■ “SUJE-SE GORDO” é um conto pouco comentado de Machado de Assis. Nele, o narrador recorda um caso enigmático, que lhe ocorreu ao participar de um júri. Conheceu então Lopes, “um dos jurados do Conselho”. Jurado inclemente com um réu “acusado de haver furtado certa quantia, não grande, antes pequena”. O veredicto de Lopes vale por um estilo de vida: “Tudo por uma miséria, duzentos mil-réis! Suje-se gordo! Quer sujar-se? Suje-se gordo!”.
■ O advogado de Aécio Neves esclareceu ao Supremo Tribunal Federal que o senador “não pode para fins processuais penais ser tratado como um funcionário público qualquer”.
■ Lopes tinha uma filosofia peculiar: “A ninguém cabia sujar-se por quatro patacas. Quer sujar-se? Suje-se gordo!”. Máxima dos que se julgam acima da lei. Reformulo o provérbio: o que faz o ladrão não é a ocasião, mas a soma desviada. Digamos: aquém de 2 milhões, sem dúvida culpado; além dessa quantia, por certo inimputável.
■ No romance de Manuel Antônio de Almeida, Memórias de um Sargento de Milícias, as palavras empenho e favor são sinônimos inquietantes, antecipando o jeitinho e o pistolão, no vocabulário nosso de cada dia. Dois personagens se destacam: pai e filho, ambos Leonardo; o progenitor, mais conhecido pela alcunha de Pataca, isto é, a pratinha que recebia para cumprir seu encargo de meirinho.

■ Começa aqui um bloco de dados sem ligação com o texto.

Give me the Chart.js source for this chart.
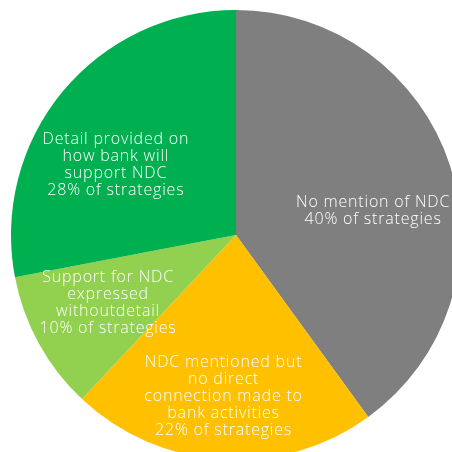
<!DOCTYPE html>
<html>
<head>
<meta charset="utf-8">
<script src="https://cdn.jsdelivr.net/npm/chart.js@4"></script>
<style>
    html, body {
        margin: 0;
        width: 452px;
        height: 452px;
        overflow: hidden;
        background: #ffffff;
    }
    #chartNdc {
        position: absolute;
        left: 11px;
        top: 10px;
    }
</style>
</head>
<body>
<canvas id="chartNdc" width="450" height="450"></canvas>
<script>
// share of bank strategies by how they treat the NDC, clockwise from 12 o'clock
const categories = [
    'No mention of NDC',
    'NDC mentioned but no direct connection made to bank activities',
    'Support for NDC expressed withoutdetail',
    'Detail provided on how bank will support NDC'
];
const shares = [40, 22, 10, 28];
// how each category name is broken over lines inside its slice
const labelLines = [
    ['No mention of NDC'],
    ['NDC mentioned but', 'no direct', 'connection made to', 'bank activities'],
    ['Support for NDC', 'expressed', 'withoutdetail'],
    ['Detail provided on', 'how bank will', 'support NDC']
];
const sliceColors = ['#7f7f7f', '#ffc000', '#92d050', '#00b050'];

// writes the text block of every slice, placed from the arc's own geometry
const sliceLabels = {
    id: 'sliceLabels',
    afterDatasetsDraw(chart, args, options) {
        const ctx = chart.ctx;
        const meta = chart.getDatasetMeta(0);
        ctx.save();
        ctx.font = options.font;
        ctx.fillStyle = options.color;
        ctx.textAlign = 'center';
        ctx.textBaseline = 'middle';
        ctx.letterSpacing = options.letterSpacing;
        meta.data.forEach((arc, i) => {
            const { x, y, startAngle, endAngle, outerRadius } =
                arc.getProps(['x', 'y', 'startAngle', 'endAngle', 'outerRadius'], true);
            const place = options.placement[i];
            const mid = (startAngle + endAngle) / 2 + place.turn * Math.PI / 180;
            const r = outerRadius * place.radius;
            const cx = x + Math.cos(mid) * r;
            const cy = y + Math.sin(mid) * r;
            const lines = labelLines[i].concat(`${shares[i]}% of strategies`);
            const top = cy - (lines.length - 1) * options.lineHeight / 2;
            lines.forEach((line, j) => {
                ctx.fillText(line, cx, top + j * options.lineHeight);
            });
        });
        ctx.restore();
    }
};

new Chart(document.getElementById('chartNdc'), {
    type: 'pie',
    data: {
        labels: categories,
        datasets: [{
            data: shares,
            backgroundColor: sliceColors,
            borderWidth: 0
        }]
    },
    options: {
        responsive: false,
        animation: false,
        layout: { padding: 0 },
        plugins: {
            legend: { display: false },
            tooltip: { enabled: false },
            sliceLabels: {
                font: '300 16px "Open Sans"',
                color: '#ffffff',
                letterSpacing: '0.8px',
                lineHeight: 17,
                placement: [
                    { radius: 0.619, turn: 7.9 },
                    { radius: 0.72, turn: 0.8 },
                    { radius: 0.644, turn: 0.8 },
                    { radius: 0.619, turn: -9.2 }
                ]
            }
        }
    },
    plugins: [sliceLabels]
});
</script>
</body>
</html>
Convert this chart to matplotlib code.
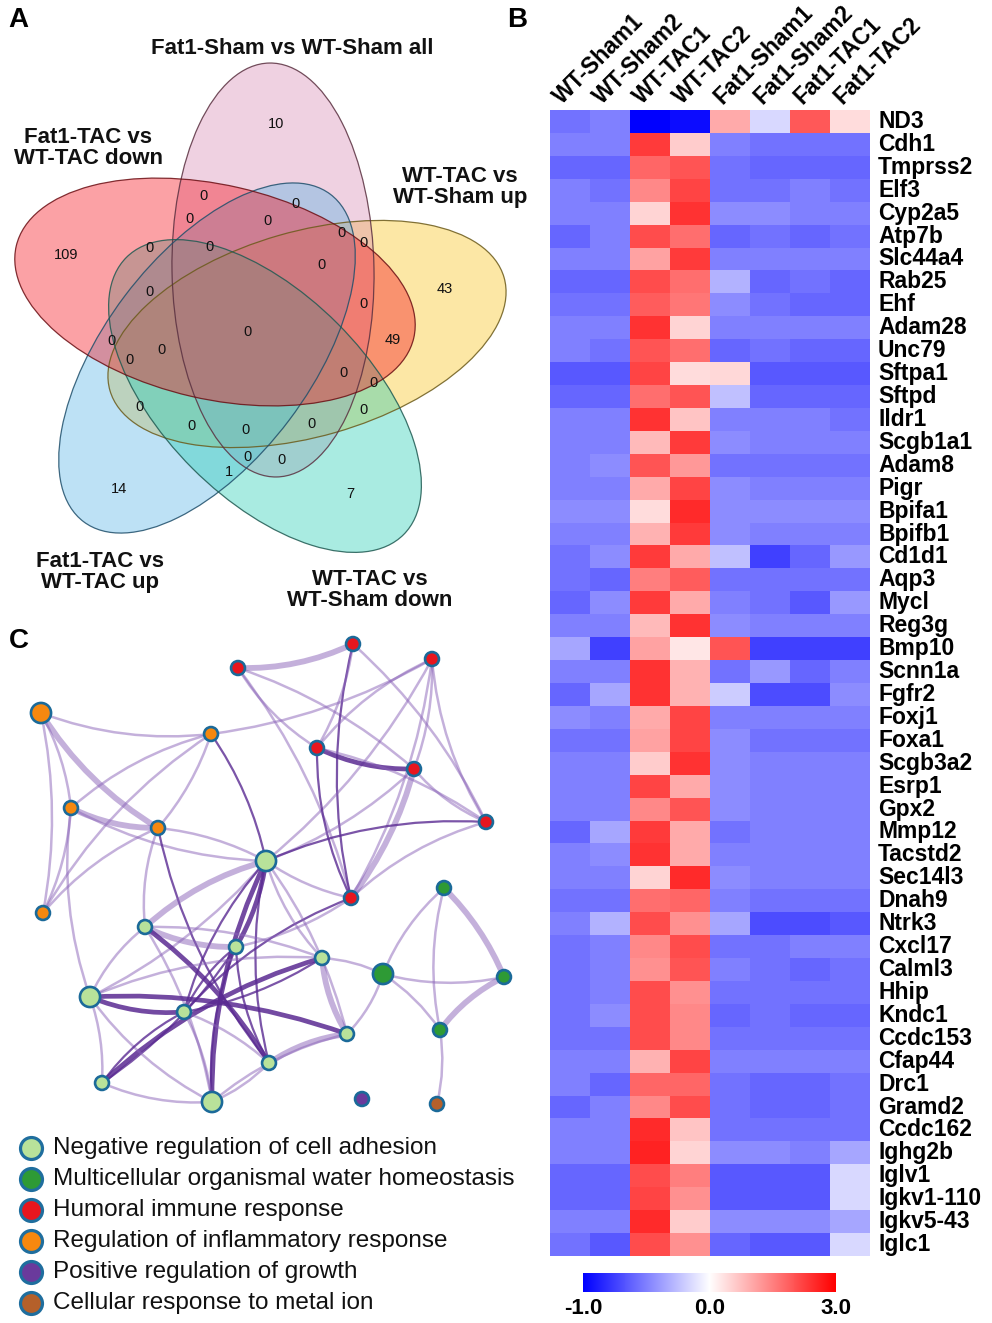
import numpy as np
import matplotlib
matplotlib.use("Agg")
import matplotlib.pyplot as plt
from matplotlib.patches import Ellipse, FancyArrowPatch
from matplotlib.colors import LinearSegmentedColormap, TwoSlopeNorm

plt.rcParams["font.family"] = ["Liberation Sans", "DejaVu Sans"]
plt.rcParams["axes.unicode_minus"] = False

W, H = 992, 1323

# ---------------- A : Venn (5 sets)
venn_labels = ["Fat1-Sham vs WT-Sham all", "Fat1-TAC vs\nWT-TAC down", "WT-TAC vs\nWT-Sham up",
               "Fat1-TAC vs\nWT-TAC up", "WT-TAC vs\nWT-Sham down"]
venn_cx = [273, 215, 307, 207, 265]
venn_cy = [270, 292, 334, 358, 396]
venn_len = [414, 408, 410, 410, 392]
venn_wid = [202, 214, 205, 206, 205]
venn_ang = [91, -13, 16, 53, -45]
venn_title_x = [292, 88, 460, 100, 370]
venn_title_y = [48, 148, 187, 572, 590]

region_counts = [10, 109, 43, 49, 14, 7, 1, 0,
                 0, 0, 0, 0, 0, 0, 0, 0, 0, 0, 0, 0, 0, 0, 0, 0, 0, 0, 0, 0, 0, 0, 0]
region_x = [276, 66, 445, 393, 119, 350, 229, 248,
            203, 295, 190, 267, 342, 364, 149, 210, 322, 364, 149, 111, 130, 162, 343, 374,
            140, 364, 191, 246, 312, 248, 281]
region_y = [124, 255, 289, 340, 489, 494, 472, 332,
            196, 204, 219, 221, 233, 243, 248, 247, 265, 304, 292, 341, 360, 350, 373, 383,
            407, 410, 426, 430, 424, 457, 460]

# ---------------- B : heatmap
samples = ["WT-Sham1", "WT-Sham2", "WT-TAC1", "WT-TAC2",
           "Fat1-Sham1", "Fat1-Sham2", "Fat1-TAC1", "Fat1-TAC2"]
genes = ["ND3", "Cdh1", "Tmprss2", "Elf3", "Cyp2a5", "Atp7b", "Slc44a4", "Rab25", "Ehf", "Adam28",
         "Unc79", "Sftpa1", "Sftpd", "Ildr1", "Scgb1a1", "Adam8", "Pigr", "Bpifa1", "Bpifb1", "Cd1d1",
         "Aqp3", "Mycl", "Reg3g", "Bmp10", "Scnn1a", "Fgfr2", "Foxj1", "Foxa1", "Scgb3a2", "Esrp1",
         "Gpx2", "Mmp12", "Tacstd2", "Sec14l3", "Dnah9", "Ntrk3", "Cxcl17", "Calml3", "Hhip", "Kndc1",
         "Ccdc153", "Cfap44", "Drc1", "Gramd2", "Ccdc162", "Ighg2b", "Iglv1", "Igkv1-110", "Igkv5-43", "Iglc1"]
expr = np.array([
    [-0.55, -0.50, -1.00, -0.95, 1.00, -0.15, 1.95, 0.40],
    [-0.50, -0.50, 2.30, 0.60, -0.50, -0.55, -0.55, -0.55],
    [-0.60, -0.60, 1.80, 2.00, -0.55, -0.60, -0.60, -0.60],
    [-0.50, -0.55, 1.40, 2.20, -0.55, -0.55, -0.50, -0.55],
    [-0.50, -0.50, 0.50, 2.40, -0.45, -0.45, -0.50, -0.50],
    [-0.60, -0.50, 2.10, 1.70, -0.60, -0.55, -0.60, -0.55],
    [-0.50, -0.50, 1.10, 2.30, -0.50, -0.50, -0.50, -0.50],
    [-0.60, -0.60, 2.10, 1.70, -0.30, -0.60, -0.55, -0.60],
    [-0.55, -0.55, 1.90, 1.60, -0.45, -0.55, -0.60, -0.60],
    [-0.50, -0.50, 2.40, 0.50, -0.50, -0.50, -0.50, -0.50],
    [-0.50, -0.55, 2.00, 1.70, -0.60, -0.55, -0.60, -0.60],
    [-0.65, -0.65, 2.20, 0.40, 0.45, -0.65, -0.65, -0.65],
    [-0.60, -0.60, 1.70, 2.00, -0.25, -0.60, -0.60, -0.60],
    [-0.50, -0.50, 2.40, 0.70, -0.50, -0.50, -0.50, -0.55],
    [-0.50, -0.50, 0.80, 2.30, -0.45, -0.50, -0.50, -0.50],
    [-0.50, -0.45, 2.00, 1.20, -0.55, -0.55, -0.55, -0.55],
    [-0.50, -0.50, 1.00, 2.20, -0.45, -0.50, -0.50, -0.50],
    [-0.45, -0.45, 0.40, 2.50, -0.45, -0.45, -0.45, -0.45],
    [-0.50, -0.50, 0.90, 2.30, -0.45, -0.50, -0.50, -0.50],
    [-0.55, -0.45, 2.30, 1.00, -0.25, -0.75, -0.60, -0.40],
    [-0.55, -0.60, 1.50, 1.90, -0.55, -0.55, -0.55, -0.55],
    [-0.60, -0.45, 2.30, 1.00, -0.50, -0.55, -0.65, -0.40],
    [-0.50, -0.50, 0.80, 2.40, -0.45, -0.50, -0.50, -0.50],
    [-0.35, -0.75, 1.10, 0.30, 2.00, -0.75, -0.75, -0.75],
    [-0.50, -0.50, 2.40, 0.90, -0.55, -0.40, -0.60, -0.50],
    [-0.60, -0.35, 2.40, 0.90, -0.20, -0.70, -0.70, -0.45],
    [-0.45, -0.50, 1.00, 2.20, -0.50, -0.50, -0.50, -0.50],
    [-0.55, -0.55, 1.10, 2.20, -0.45, -0.55, -0.55, -0.55],
    [-0.50, -0.50, 0.60, 2.40, -0.45, -0.50, -0.50, -0.50],
    [-0.50, -0.50, 2.20, 1.00, -0.45, -0.50, -0.50, -0.50],
    [-0.50, -0.50, 1.40, 2.00, -0.45, -0.50, -0.50, -0.50],
    [-0.60, -0.35, 2.30, 1.00, -0.55, -0.50, -0.50, -0.50],
    [-0.50, -0.45, 2.40, 1.00, -0.50, -0.50, -0.50, -0.50],
    [-0.50, -0.50, 0.50, 2.50, -0.45, -0.50, -0.50, -0.50],
    [-0.55, -0.55, 1.70, 1.80, -0.50, -0.55, -0.55, -0.55],
    [-0.50, -0.30, 2.10, 1.30, -0.35, -0.70, -0.70, -0.65],
    [-0.55, -0.50, 1.40, 2.10, -0.55, -0.55, -0.50, -0.50],
    [-0.55, -0.50, 1.30, 2.00, -0.50, -0.55, -0.60, -0.55],
    [-0.55, -0.50, 2.10, 1.30, -0.55, -0.55, -0.55, -0.55],
    [-0.55, -0.45, 2.10, 1.40, -0.60, -0.55, -0.60, -0.60],
    [-0.55, -0.55, 2.10, 1.40, -0.55, -0.55, -0.55, -0.55],
    [-0.50, -0.50, 0.90, 2.20, -0.50, -0.50, -0.50, -0.50],
    [-0.50, -0.60, 1.80, 1.80, -0.55, -0.60, -0.60, -0.55],
    [-0.60, -0.50, 1.40, 2.10, -0.55, -0.60, -0.60, -0.55],
    [-0.50, -0.50, 2.50, 0.70, -0.55, -0.55, -0.55, -0.55],
    [-0.50, -0.50, 2.60, 0.50, -0.45, -0.45, -0.50, -0.35],
    [-0.60, -0.60, 2.10, 1.50, -0.65, -0.65, -0.65, -0.15],
    [-0.60, -0.60, 2.20, 1.30, -0.65, -0.65, -0.65, -0.15],
    [-0.50, -0.50, 2.50, 0.60, -0.45, -0.45, -0.45, -0.35],
    [-0.55, -0.65, 2.10, 1.30, -0.60, -0.65, -0.65, -0.15],
])

# ---------------- C : enrichment network
terms = ["Negative regulation of cell adhesion", "Multicellular organismal water homeostasis",
         "Humoral immune response", "Regulation of inflammatory response",
         "Positive regulation of growth", "Cellular response to metal ion"]
term_colors = ["#b8e29a", "#2e9a35", "#e8161e", "#f6880f", "#6a3a9c", "#b5602a"]

node_x = [238, 353, 432, 317, 414, 486, 351,
          41, 211, 71, 158, 43,
          266, 145, 236, 322, 90, 184, 347, 269, 102, 212,
          444, 383, 504, 440, 362, 437]
node_y = [668, 644, 659, 748, 769, 822, 898,
          713, 734, 808, 828, 913,
          861, 927, 947, 958, 997, 1012, 1034, 1063, 1083, 1102,
          888, 974, 977, 1030, 1099, 1104]
node_term = [2, 2, 2, 2, 2, 2, 2,
             3, 3, 3, 3, 3,
             0, 0, 0, 0, 0, 0, 0, 0, 0, 0,
             1, 1, 1, 1, 4, 5]
node_big = [7, 12, 16, 21, 23]

# (source, target, strength class: 1 weak, 2 weak-wide, 3 strong, 4 strong-wide)
edges = [
    (0, 1, 2), (0, 3, 1), (0, 6, 1), (0, 4, 1), (1, 6, 3), (1, 3, 1), (1, 5, 1),
    (2, 3, 1), (2, 4, 1), (2, 6, 1), (2, 5, 1), (2, 8, 1), (2, 12, 1),
    (3, 4, 4), (3, 6, 3), (3, 5, 1), (4, 5, 1), (4, 6, 2), (4, 12, 1),
    (5, 12, 3), (5, 6, 1), (6, 12, 1), (6, 17, 3), (6, 14, 1),
    (7, 8, 1), (7, 9, 1), (7, 11, 1), (7, 10, 2), (8, 9, 1), (8, 10, 1), (8, 11, 1),
    (8, 12, 3), (9, 10, 2), (9, 11, 1), (9, 12, 1), (9, 16, 1), (10, 11, 1), (10, 12, 1),
    (10, 19, 3), (10, 13, 1),
    (12, 13, 2), (12, 14, 4), (12, 16, 1), (12, 17, 3), (12, 18, 1), (12, 19, 3),
    (12, 21, 4), (12, 15, 1), (13, 14, 2), (13, 19, 4), (13, 16, 1), (13, 15, 1),
    (13, 21, 1), (14, 17, 3), (14, 19, 3), (14, 21, 3), (14, 20, 3), (15, 20, 4),
    (15, 18, 2), (15, 16, 1), (15, 17, 3), (15, 23, 1), (16, 17, 4), (16, 18, 4),
    (16, 20, 1), (16, 21, 1), (17, 20, 3), (17, 21, 1), (17, 19, 1), (18, 19, 2),
    (18, 21, 1), (19, 21, 1), (20, 21, 1), (18, 23, 1),
    (22, 23, 1), (22, 24, 2), (22, 25, 1), (23, 24, 1), (23, 25, 1), (24, 25, 2), (25, 27, 1),
]

# ============================================================
fig = plt.figure(figsize=(W / 100, H / 100), dpi=100)
fig.patch.set_facecolor("white")

# --- Panel A
axA = fig.add_axes([0, 1 - 620 / H, 540 / W, 620 / H])
axA.set_xlim(0, 540)
axA.set_ylim(620, 0)
axA.axis("off")

venn_face = ["#d98eb4", "#f5141e", "#f9c31e", "#5cb4e6", "#2acdb4"]
venn_edge = ["#5a3040", "#6b0f14", "#6b5a1a", "#1f4f6b", "#1f5a52"]
draw_order = [2, 0, 3, 4, 1]  # yellow, pink, blue, teal, red on top
for i in draw_order:
    e = Ellipse((venn_cx[i], venn_cy[i]), venn_len[i], venn_wid[i], angle=-venn_ang[i],
                facecolor=venn_face[i], alpha=0.4, edgecolor="none")
    axA.add_patch(e)
for i in draw_order:
    e = Ellipse((venn_cx[i], venn_cy[i]), venn_len[i], venn_wid[i], angle=-venn_ang[i],
                facecolor="none", edgecolor=venn_edge[i], lw=0.9, alpha=0.85)
    axA.add_patch(e)

for n, x, y in zip(region_counts, region_x, region_y):
    axA.text(x, y, str(n), ha="center", va="center", fontsize=10.5, color="#111111")

for lab, x, y in zip(venn_labels, venn_title_x, venn_title_y):
    axA.text(x, y, lab, ha="center", va="center", fontsize=16, fontweight="bold",
             linespacing=1.05, color="#111111")

# --- Panel B
axB = fig.add_axes([550 / W, 1 - 1256 / H, 320 / W, 1146 / H])
cmap = LinearSegmentedColormap.from_list("bwr_exp", ["#0000ff", "#ffffff", "#ff0000"])
norm = TwoSlopeNorm(vmin=-1.0, vcenter=0.0, vmax=3.0)
mesh = axB.pcolormesh(expr, cmap=cmap, norm=norm, edgecolors="face", linewidth=0)
axB.set_xlim(0, len(samples))
axB.set_ylim(len(genes), 0)
axB.axis("off")

for j, s in enumerate(samples):
    axB.text(j + 0.3, -0.2, s, rotation=45, rotation_mode="anchor", ha="left", va="baseline",
             fontsize=16.5, fontweight="bold", clip_on=False)
for i, g in enumerate(genes):
    axB.text(len(samples) + 0.2, i + 0.5, g, ha="left", va="center",
             fontsize=16.5, fontweight="bold", clip_on=False)

cax = fig.add_axes([583 / W, 1 - 1292 / H, 253 / W, 19 / H])
cb = fig.colorbar(mesh, cax=cax, orientation="horizontal", ticks=[-1.0, 0.0, 3.0])
cb.outline.set_visible(False)
cb.ax.set_xticklabels(["-1.0", "0.0", "3.0"], fontsize=16, fontweight="bold")
cb.ax.tick_params(length=0, pad=4)

# --- Panel C
axC = fig.add_axes([0, 0, 540 / W, 703 / H])
axC.set_xlim(0, 540)
axC.set_ylim(1323, 620)
axC.axis("off")

edge_style = {
    1: dict(color="#8a63b8", alpha=0.5, lw=1.8),
    2: dict(color="#8a63b8", alpha=0.5, lw=4.2),
    3: dict(color="#5a2a92", alpha=0.8, lw=1.6),
    4: dict(color="#5a2a92", alpha=0.85, lw=3.4),
}
for k, (a, b, s) in enumerate(edges):
    bend = 0.12 if (a + b) % 2 else -0.1
    p = FancyArrowPatch((node_x[a], node_y[a]), (node_x[b], node_y[b]),
                        arrowstyle="-", connectionstyle=f"arc3,rad={bend}",
                        shrinkA=0, shrinkB=0, capstyle="round", zorder=2, **edge_style[s])
    axC.add_patch(p)

sizes = [210 if i in node_big else 100 for i in range(len(node_x))]
axC.scatter(node_x, node_y, s=sizes, c=[term_colors[t] for t in node_term],
            edgecolors="#1b6a99", linewidths=1.9, zorder=5)

for k, (t, c) in enumerate(zip(terms, term_colors)):
    y = 1148 + 31 * k
    axC.scatter([31], [y], s=250, c=[c], edgecolors="#1f6e9e", linewidths=2.3, zorder=5,
                clip_on=False)
    axC.text(53, y, t, ha="left", va="center", fontsize=17.5, color="#111111")

# --- panel letters
for lab, x, y in [("A", 18, 20), ("B", 517, 20), ("C", 19, 641)]:
    fig.text(x / W, 1 - y / H, lab, ha="center", va="center", fontsize=20, fontweight="bold")

fig.savefig("out.png", dpi=100, facecolor="white")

Ou, pelo contrário, as patacas que recebia para se esquecer de notificar futuros réus… Personagem-sintoma! O ofício e o vício como duas faces da mesma moeda — literalmente.
■ O Senado da República acabou de derrubar decisão do Supremo Tribunal Federal que afastou Aécio Neves do exercício de seu mandato. Partidário laborioso da “Lei de Lopes”, o senador mereceu dos pares os maiores elogios, inclusive pela proverbial prudência mineira. Na hora de escolher a pessoa que receberia a desinteressada ajuda do empresário reconhecido pelo invejável domínio do vernáculo, o senador foi solidário consigo próprio: “Tem que ser um que a gente mata ele antes de fazer delação. Vai ser o Fred com um cara seu”.
■ Num instante de transe, quando as travessuras do Leonardo ameaçaram o destino do adorável malandro, sua comadre buscou o temível Major Vidigal, personagem do tempo de dom João VI. Ela intercedeu a favor do afilhado, mas, para vender caro seu peixe, o major indagou com malícia: “Bem sei, mas a lei?”. Rápida no gatilho, a mulher venceu o duelo com desassossego: “Ora a lei… o que é a lei, se o Sr. major quiser?”.
■ Ora, a lei… Afinal, se o Supremo Tribunal Federal deixa de ser a última palavra, a jurisprudência da comadre tornar-se-á cláusula pétrea. Pois é: tornar-se-á. Ou: já se tornou?
■ Em tempo: Fred se chama Frederico Pacheco de Medeiros. Ele é primo do senador Aécio Neves.
■ Ainda: o querido Lopes também foi levado ao tribunal, suspeito de “um desvio de cento e dez contos de réis”. Foi absolvido — naturalmente.
■ Em poucas palavras, todo um universo (atual): “Quer sujar-se? Suje-se gordo!”.